▶ [Set problem]: Take each line that has the word "this" and return it.

▶ [Task material]:
..........

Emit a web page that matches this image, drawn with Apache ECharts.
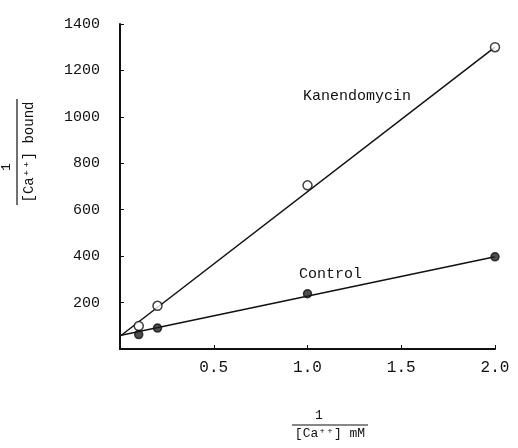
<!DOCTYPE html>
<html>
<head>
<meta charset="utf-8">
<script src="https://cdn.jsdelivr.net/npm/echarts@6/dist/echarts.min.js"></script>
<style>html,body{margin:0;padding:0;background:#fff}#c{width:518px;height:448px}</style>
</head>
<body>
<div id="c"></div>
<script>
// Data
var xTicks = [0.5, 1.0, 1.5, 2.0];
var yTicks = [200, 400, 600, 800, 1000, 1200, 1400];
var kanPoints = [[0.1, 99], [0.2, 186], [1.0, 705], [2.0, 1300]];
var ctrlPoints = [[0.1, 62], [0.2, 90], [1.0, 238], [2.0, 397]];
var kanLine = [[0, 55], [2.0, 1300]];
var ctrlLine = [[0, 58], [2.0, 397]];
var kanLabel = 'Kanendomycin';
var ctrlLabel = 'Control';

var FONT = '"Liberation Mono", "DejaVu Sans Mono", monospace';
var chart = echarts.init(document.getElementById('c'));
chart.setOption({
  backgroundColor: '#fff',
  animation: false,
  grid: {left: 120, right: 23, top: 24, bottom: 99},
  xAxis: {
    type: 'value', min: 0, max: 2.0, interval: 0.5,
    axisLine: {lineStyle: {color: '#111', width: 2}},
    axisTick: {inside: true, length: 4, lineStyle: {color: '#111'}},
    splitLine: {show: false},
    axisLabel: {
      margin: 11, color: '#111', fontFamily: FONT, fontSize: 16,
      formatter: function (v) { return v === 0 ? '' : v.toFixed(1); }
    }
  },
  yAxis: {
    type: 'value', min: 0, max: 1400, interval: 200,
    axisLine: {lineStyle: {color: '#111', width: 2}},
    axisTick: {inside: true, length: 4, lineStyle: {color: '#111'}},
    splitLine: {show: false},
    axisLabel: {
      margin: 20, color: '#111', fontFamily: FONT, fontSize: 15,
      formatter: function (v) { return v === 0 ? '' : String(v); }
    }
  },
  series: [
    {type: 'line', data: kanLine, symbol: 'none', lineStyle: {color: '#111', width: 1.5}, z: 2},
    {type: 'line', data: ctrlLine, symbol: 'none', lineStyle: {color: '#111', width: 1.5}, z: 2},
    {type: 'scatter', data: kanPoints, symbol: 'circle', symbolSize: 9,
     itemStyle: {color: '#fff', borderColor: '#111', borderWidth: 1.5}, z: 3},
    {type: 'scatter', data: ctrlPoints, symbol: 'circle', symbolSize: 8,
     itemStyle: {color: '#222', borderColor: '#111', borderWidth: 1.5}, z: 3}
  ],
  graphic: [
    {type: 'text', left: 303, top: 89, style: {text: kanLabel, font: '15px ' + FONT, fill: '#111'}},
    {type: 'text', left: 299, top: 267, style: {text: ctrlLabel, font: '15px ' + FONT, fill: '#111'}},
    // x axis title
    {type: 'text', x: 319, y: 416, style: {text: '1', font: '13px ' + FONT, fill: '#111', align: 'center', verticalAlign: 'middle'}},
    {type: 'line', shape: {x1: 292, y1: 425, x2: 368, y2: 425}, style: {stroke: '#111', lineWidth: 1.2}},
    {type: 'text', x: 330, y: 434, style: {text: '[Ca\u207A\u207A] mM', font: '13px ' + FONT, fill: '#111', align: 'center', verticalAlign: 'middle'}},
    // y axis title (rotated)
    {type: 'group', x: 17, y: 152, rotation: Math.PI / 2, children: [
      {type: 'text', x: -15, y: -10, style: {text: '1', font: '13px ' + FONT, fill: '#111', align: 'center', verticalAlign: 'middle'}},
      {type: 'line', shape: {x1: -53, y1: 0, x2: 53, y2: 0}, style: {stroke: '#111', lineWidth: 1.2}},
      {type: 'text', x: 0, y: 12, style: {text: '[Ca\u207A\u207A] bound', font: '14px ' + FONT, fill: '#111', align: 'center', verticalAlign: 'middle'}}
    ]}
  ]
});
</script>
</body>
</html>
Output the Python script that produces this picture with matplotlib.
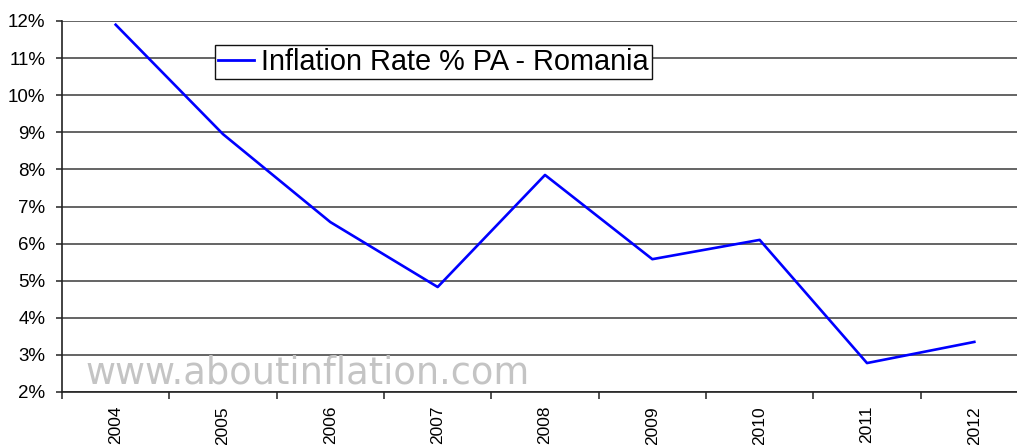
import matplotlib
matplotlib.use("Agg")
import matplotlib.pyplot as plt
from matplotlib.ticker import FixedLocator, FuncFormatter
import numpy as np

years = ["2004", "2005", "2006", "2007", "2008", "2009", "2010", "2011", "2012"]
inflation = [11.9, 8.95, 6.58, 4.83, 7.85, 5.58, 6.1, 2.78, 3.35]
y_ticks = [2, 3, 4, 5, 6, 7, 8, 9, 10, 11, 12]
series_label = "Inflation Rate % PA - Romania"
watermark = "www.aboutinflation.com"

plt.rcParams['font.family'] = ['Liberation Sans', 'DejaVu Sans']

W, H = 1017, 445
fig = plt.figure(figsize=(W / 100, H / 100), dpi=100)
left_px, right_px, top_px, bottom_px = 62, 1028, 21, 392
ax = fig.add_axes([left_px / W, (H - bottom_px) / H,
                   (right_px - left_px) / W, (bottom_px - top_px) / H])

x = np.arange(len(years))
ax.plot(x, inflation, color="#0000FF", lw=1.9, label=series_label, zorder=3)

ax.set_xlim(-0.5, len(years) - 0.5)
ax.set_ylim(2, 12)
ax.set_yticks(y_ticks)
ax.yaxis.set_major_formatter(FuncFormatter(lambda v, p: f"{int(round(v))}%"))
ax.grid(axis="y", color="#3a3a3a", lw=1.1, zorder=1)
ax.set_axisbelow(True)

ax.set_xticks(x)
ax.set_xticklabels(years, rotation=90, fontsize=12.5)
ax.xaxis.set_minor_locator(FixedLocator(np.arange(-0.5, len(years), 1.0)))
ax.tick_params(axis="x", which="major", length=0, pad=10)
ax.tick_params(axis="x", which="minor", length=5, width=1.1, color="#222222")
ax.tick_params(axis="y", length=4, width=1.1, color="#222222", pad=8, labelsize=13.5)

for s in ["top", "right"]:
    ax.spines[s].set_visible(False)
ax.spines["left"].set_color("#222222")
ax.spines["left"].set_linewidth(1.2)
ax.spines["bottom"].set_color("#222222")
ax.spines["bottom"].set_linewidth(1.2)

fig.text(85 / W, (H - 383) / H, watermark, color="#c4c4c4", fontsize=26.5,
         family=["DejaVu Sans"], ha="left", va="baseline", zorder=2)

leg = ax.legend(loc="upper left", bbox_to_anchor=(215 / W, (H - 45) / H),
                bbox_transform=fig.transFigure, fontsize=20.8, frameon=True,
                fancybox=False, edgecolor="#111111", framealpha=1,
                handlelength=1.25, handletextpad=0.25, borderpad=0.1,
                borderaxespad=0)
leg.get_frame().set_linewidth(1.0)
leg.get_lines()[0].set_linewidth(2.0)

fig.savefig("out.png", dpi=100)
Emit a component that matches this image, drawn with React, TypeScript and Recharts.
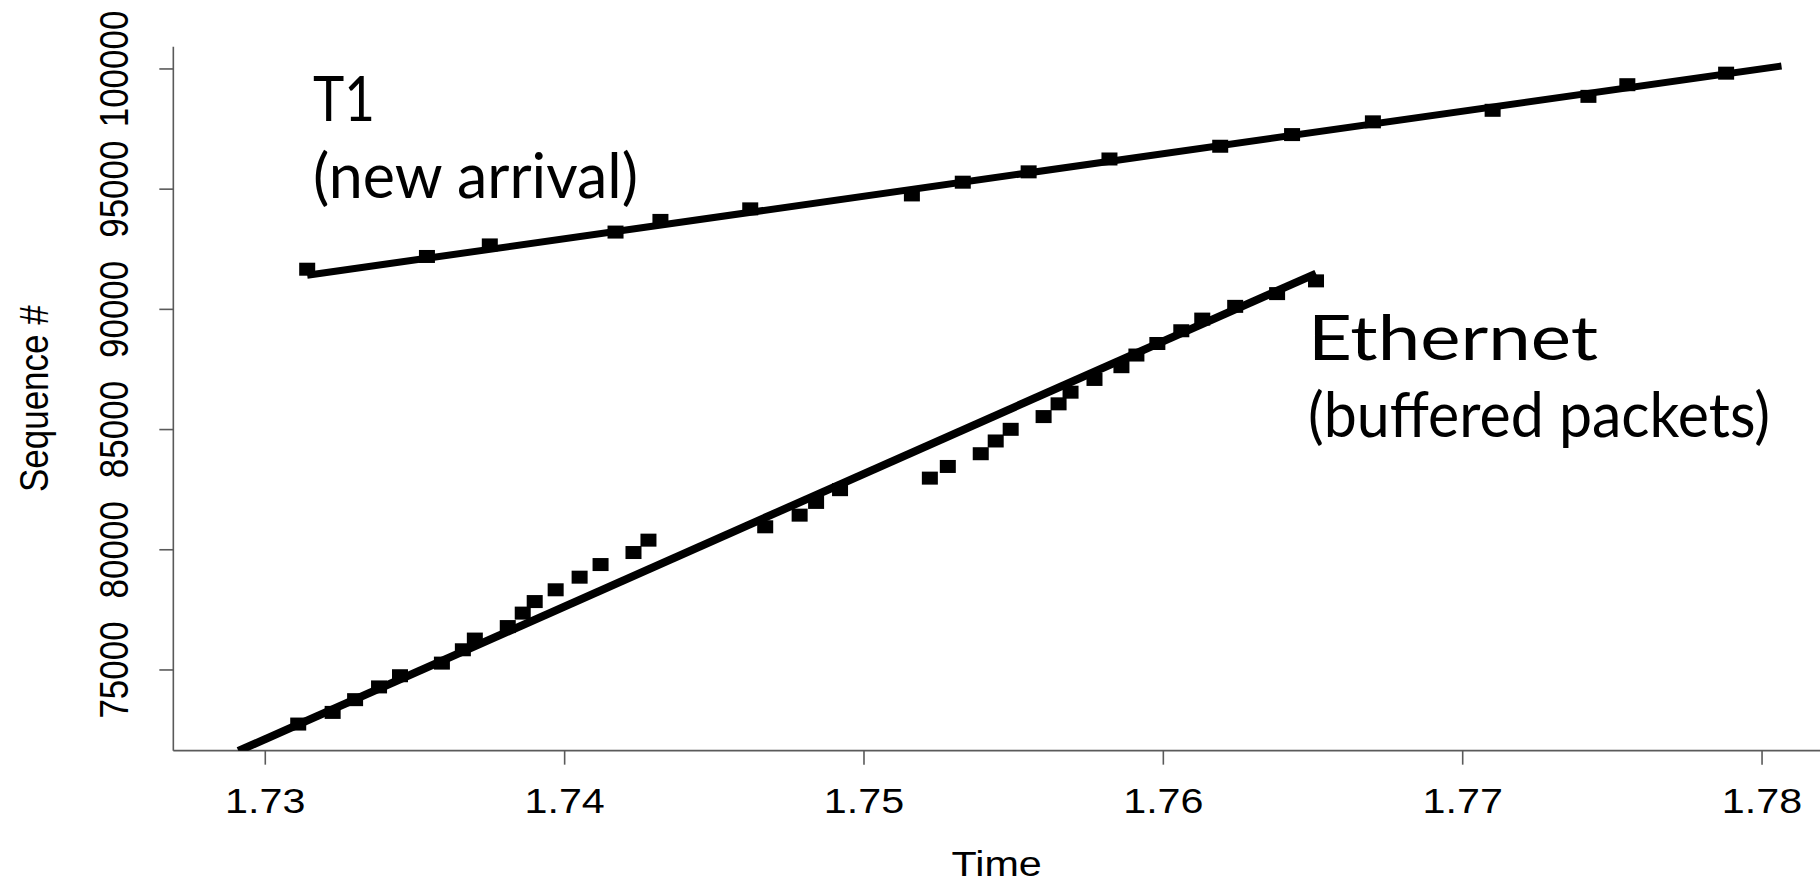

..........

▶ [Task solution]:
Emit a web page that matches this image, drawn with Apache ECharts.
Output the Python script that produces this picture with matplotlib.
Emit a component that matches this image, drawn with React, TypeScript and Recharts.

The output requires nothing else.